A single performance on Monday evening shifted the record books of Indian women's football. Fazila Ikwaput, the Ugandan forward playing for East Bengal FC, delivered a hat-trick against Sribhumi FC at the East Bengal Ground, driving her side to a 3-1 result and lifting her cumulative Indian Women's League tally to 54 - overtaking the legendary Ngangom Bala Devi's 51 to become the competition's second-highest scorer in its history. East Bengal, defending their title, now hold 21 points from seven outings, firmly anchoring the top of the IWL 2025-26 standings.
A Record Built on Precision and Persistence
Ikwaput's ascent through the IWL's all-time scoring charts is not accidental. The Ugandan forward has brought a technical sharpness and positional instincts to East Bengal's forward line that have redefined what a foreign recruit can contribute to the domestic Indian circuit. Her first goal, in the 37th minute, came from composure rather than force - a misread clearance by defender Toijam Thoibisana Chanu fell directly into her path, and she finished without hesitation past the advancing goalkeeper Moirangthem Monalisha Devi. Within a minute of the second half resuming, she cut inside and bent a precise effort into the bottom-right corner. The hat-trick was completed at the hour mark with a sharp turn under pressure and a driven finish, taking the contest beyond Sribhumi's reach.
Only Sabitra Bhandari, the Nepali forward who holds 60 IWL goals, now sits above her in the all-time rankings. Bala Devi, whose record Ikwaput surpassed, is among the most celebrated names in South Asian women's football - which places the achievement in meaningful historical context. The competition's top two scorers in history are now a Nepali and a Ugandan, a detail that underscores how the IWL has functioned as a genuinely international arena for elite women's footballers at a time when the domestic structure is still maturing.

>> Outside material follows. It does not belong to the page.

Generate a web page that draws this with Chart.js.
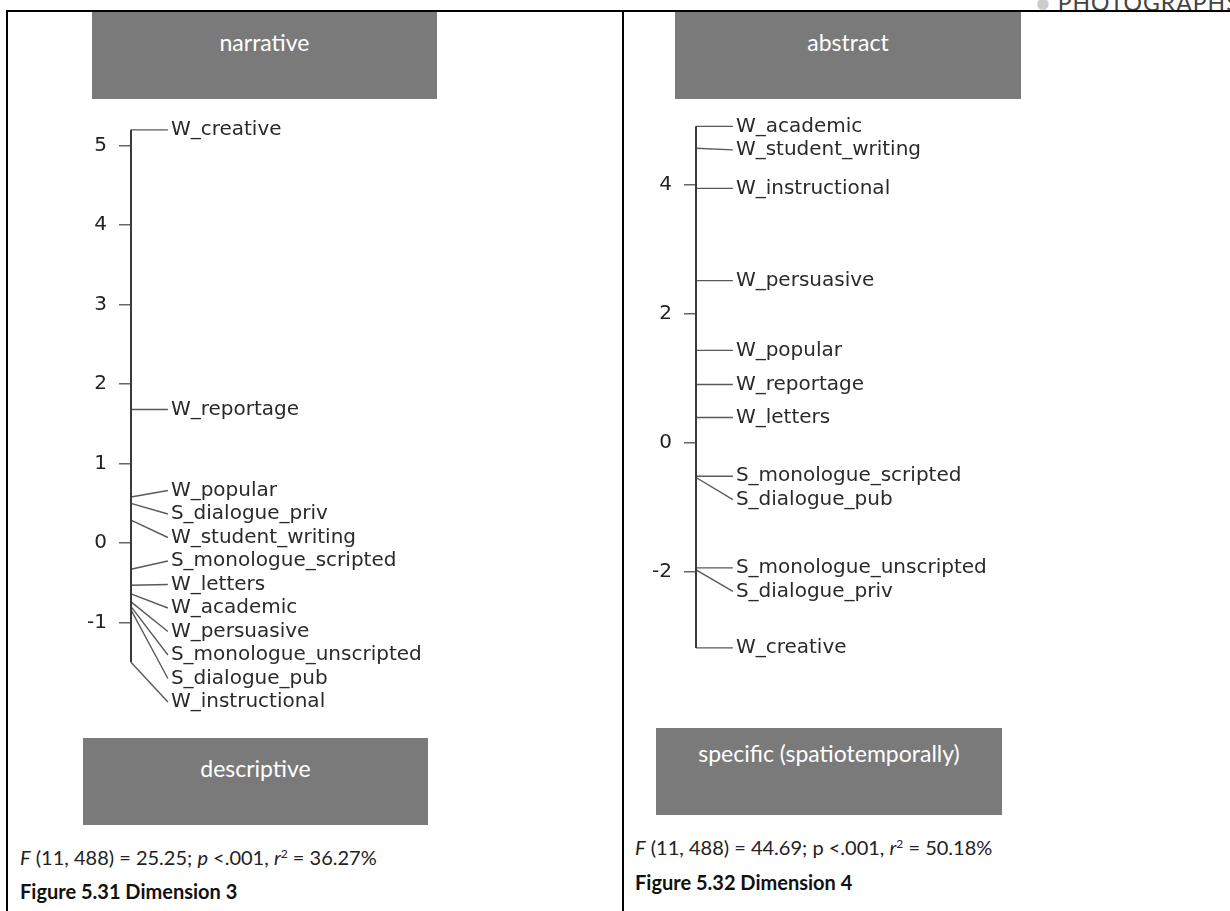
<!DOCTYPE html>
<html>
<head>
<meta charset="utf-8">
<script src="https://cdn.jsdelivr.net/npm/chart.js@4.4.1/dist/chart.umd.min.js"></script>
<style>
  html, body { margin: 0; padding: 0; background: #fff; }
  body { width: 1230px; height: 911px; position: relative; overflow: hidden; font-family: Lato, "Open Sans", sans-serif; }
  .rule { position: absolute; background: #000; }
  .pole { position: absolute; background: #7a7a7a; color: #fff; font-size: 23px; line-height: 28px; text-align: center; box-sizing: border-box; height: 87px; padding-top: 16px; }
  .chart { position: absolute; }
  .stats { position: absolute; font-size: 20px; line-height: 24px; color: #222; white-space: nowrap; }
  .stats sup { font-size: 0.6em; line-height: 0; vertical-align: 0.6em; }
  .caption { position: absolute; font-size: 20px; line-height: 24px; font-weight: 700; color: #111; white-space: nowrap; }
</style>
</head>
<body>
<div style="position:absolute; left:1036px; top:-11px; font-size:23px; line-height:26px; color:#444; letter-spacing:1px; white-space:nowrap"><span style="color:#ccc">&#9679;</span> PHOTOGRAPHS</div>

<div class="rule" style="left:6px; top:10px; width:1224px; height:2px"></div>
<div class="rule" style="left:6px; top:10px; width:2px; height:901px"></div>
<div class="rule" style="left:622px; top:10px; width:2px; height:901px"></div>

<div class="pole" style="left:92px; top:12px; width:345px">narrative</div>
<div class="pole" style="left:675px; top:12px; width:346px">abstract</div>

<canvas id="chart-dim3" class="chart" width="421" height="656" style="left:80px; top:76px"></canvas>
<canvas id="chart-dim4" class="chart" width="421" height="628" style="left:645px; top:77px"></canvas>

<div class="pole" style="left:83px; top:738px; width:345px">descriptive</div>
<div class="pole" style="left:656px; top:728px; width:346px; padding-top:11px">specific (spatiotemporally)</div>

<div class="stats" style="left:20px; top:845px"><i>F</i> (11, 488) = 25.25; <i>p</i> &lt;.001, <i>r</i><sup>2</sup> = 36.27%</div>
<div class="caption" style="left:20px; top:879px">Figure 5.31 Dimension 3</div>

<div class="stats" style="left:635px; top:835px"><i>F</i> (11, 488) = 44.69; p &lt;.001, <i>r</i><sup>2</sup> = 50.18%</div>
<div class="caption" style="left:635px; top:870px">Figure 5.32 Dimension 4</div>

<script>
// Dimension 3: narrative vs descriptive
var dim3Registers = ['W_creative', 'W_reportage', 'W_popular', 'S_dialogue_priv', 'W_student_writing',
    'S_monologue_scripted', 'W_letters', 'W_academic', 'W_persuasive', 'S_monologue_unscripted',
    'S_dialogue_pub', 'W_instructional'];
var dim3Scores = [5.2, 1.68, 0.58, 0.50, 0.29, -0.33, -0.53, -0.64, -0.74, -0.80, -0.84, -1.5];
var dim3Ticks = [-1, 0, 1, 2, 3, 4, 5];

// Dimension 4: abstract vs specific
var dim4Registers = ['W_academic', 'W_student_writing', 'W_instructional', 'W_persuasive', 'W_popular',
    'W_reportage', 'W_letters', 'S_monologue_scripted', 'S_dialogue_pub', 'S_monologue_unscripted',
    'S_dialogue_priv', 'W_creative'];
var dim4Scores = [4.9, 4.56, 3.94, 2.51, 1.43, 0.90, 0.39, -0.52, -0.54, -1.94, -1.97, -3.18];
var dim4Ticks = [-2, 0, 2, 4];

var LEADER = 1;      // length of the label leader lines, in x units
var LABEL_GAP = 23.5; // min vertical distance between labels, px
var LABEL_FONT = '20px "DejaVu Sans"';

var registerLabels = {
    id: 'registerLabels',
    afterDatasetsDraw: function (chart) {
        var ctx = chart.ctx;
        ctx.save();
        ctx.font = LABEL_FONT;
        ctx.fillStyle = '#2a2a2a';
        ctx.textBaseline = 'middle';
        ctx.textAlign = 'left';
        for (var i = 1; i < chart.data.datasets.length; ++i) {
            var end = chart.getDatasetMeta(i).data[1];
            ctx.fillText(chart.data.datasets[i].label, end.x + 3, end.y);
        }
        ctx.restore();
    }
};

function segment(label, points, color, width) {
    return {
        label: label,
        data: points,
        showLine: true,
        borderColor: color,
        borderWidth: width,
        pointRadius: 0,
        pointHoverRadius: 0,
        fill: false,
        clip: false
    };
}

// push overlapping labels apart: down from the top, then back up from the bottom edge
function spreadLabels(chart, scores) {
    var y = chart.scales.y;
    var order = scores.map(function (v, i) { return i; }).sort(function (a, b) { return scores[b] - scores[a]; });
    var pos = order.map(function (i) { return y.getPixelForValue(scores[i]); });
    var k;
    for (k = 1; k < pos.length; ++k) pos[k] = Math.max(pos[k], pos[k - 1] + LABEL_GAP);
    pos[pos.length - 1] = Math.min(pos[pos.length - 1], chart.chartArea.bottom);
    for (k = pos.length - 2; k >= 0; --k) pos[k] = Math.min(pos[k], pos[k + 1] - LABEL_GAP);
    order.forEach(function (idx, n) {
        chart.data.datasets[idx + 1].data[1].y = y.getValueForPixel(pos[n]);
    });
    chart.update('none');
}

function dimensionChart(canvasId, registers, scores, tickValues, yMin, yMax) {
    var datasets = [];
    var hi = Math.max.apply(null, scores);
    var lo = Math.min.apply(null, scores);
    datasets.push(segment('axis', [{ x: 0, y: hi }, { x: 0, y: lo }], '#3a3a3a', 2));
    for (var i = 0; i < registers.length; ++i) {
        datasets.push(segment(registers[i], [{ x: 0, y: scores[i] }, { x: LEADER, y: scores[i] }], '#5a5a5a', 1.4));
    }

    var chart = new Chart(document.getElementById(canvasId), {
        type: 'scatter',
        data: { datasets: datasets },
        options: {
            responsive: false,
            animation: false,
            layout: { padding: { top: 30, bottom: 30, left: 0, right: 0 } },
            plugins: { legend: { display: false }, tooltip: { enabled: false } },
            scales: {
                x: { type: 'linear', min: 0, max: 10, display: false },
                y: {
                    type: 'linear',
                    min: yMin,
                    max: yMax,
                    afterBuildTicks: function (scale) {
                        scale.ticks = tickValues.map(function (v) { return { value: v }; });
                    },
                    afterFit: function (scale) { scale.width = 51; },
                    border: { display: false },
                    grid: { drawOnChartArea: false, drawTicks: true, tickLength: 12, color: '#666', lineWidth: 1.5 },
                    ticks: { padding: 12, color: '#222', font: { family: 'DejaVu Sans', size: 20 } }
                }
            }
        },
        plugins: [registerLabels]
    });
    spreadLabels(chart, scores);
    return chart;
}

dimensionChart('chart-dim3', dim3Registers, dim3Scores, dim3Ticks, -2, 5.5);
dimensionChart('chart-dim4', dim4Registers, dim4Scores, dim4Ticks, -3.6, 5.2);
</script>
</body>
</html>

East Bengal's System and Sribhumi's Limits
Midfield architect Ashalata Devi, one of India's most experienced internationals, was central to East Bengal's build-up, providing the lofted delivery in the sixth minute and the cutback that nearly produced a second goal before the interval. Her partnership with Ikwaput reflected a studied tactical relationship - the kind forged over consistent exposure rather than improvisation. East Bengal's approach was aggressive and direct, pressing high and looking to exploit space in behind, which Sribhumi's defensive unit struggled to contain throughout.
Sribhumi were not without moments. Rimpa Haldar, who pulled a late consolation back in the 80th minute after a midfield error opened space for Nameirakpam Arina Devi to set her through, showed enough individual quality to suggest she remains Sribhumi's most credible forward option. That goal - only the second East Bengal have conceded all season - carried more statistical significance than tactical consequence. Goalkeeper Elangbam Panthoi Chanu was largely untroubled, her most meaningful intervention coming in the 55th minute when she cut out a dangerous cross intended for Dangmei Grace.
What This Moment Signals for Indian Women's Football
The Indian Women's League, run under the auspices of the All India Football Federation, has operated as the country's top tier of women's club football since 2016. Its growth has been incremental rather than dramatic, but the presence of accomplished foreign professionals like Ikwaput and Bhandari alongside established Indian internationals like Ashalata and Bala Devi has raised the competitive ceiling of the competition year on year. The record Ikwaput broke on Monday had stood as a benchmark of domestic excellence; its erasure by a Ugandan forward at a Kolkata-based institution says something about both the sport's globalisation and the structural ambitions of clubs willing to invest in overseas talent.
East Bengal's dominance this season - 21 points, minimal goals conceded, a striker rewriting history - positions them as the standard against which every other side is being measured. Whether the domestic competition develops sufficient depth to challenge that standard more robustly is the question that will define the IWL's next phase. For now, Fazila Ikwaput's name sits near the very top of a record that few expected to move so soon.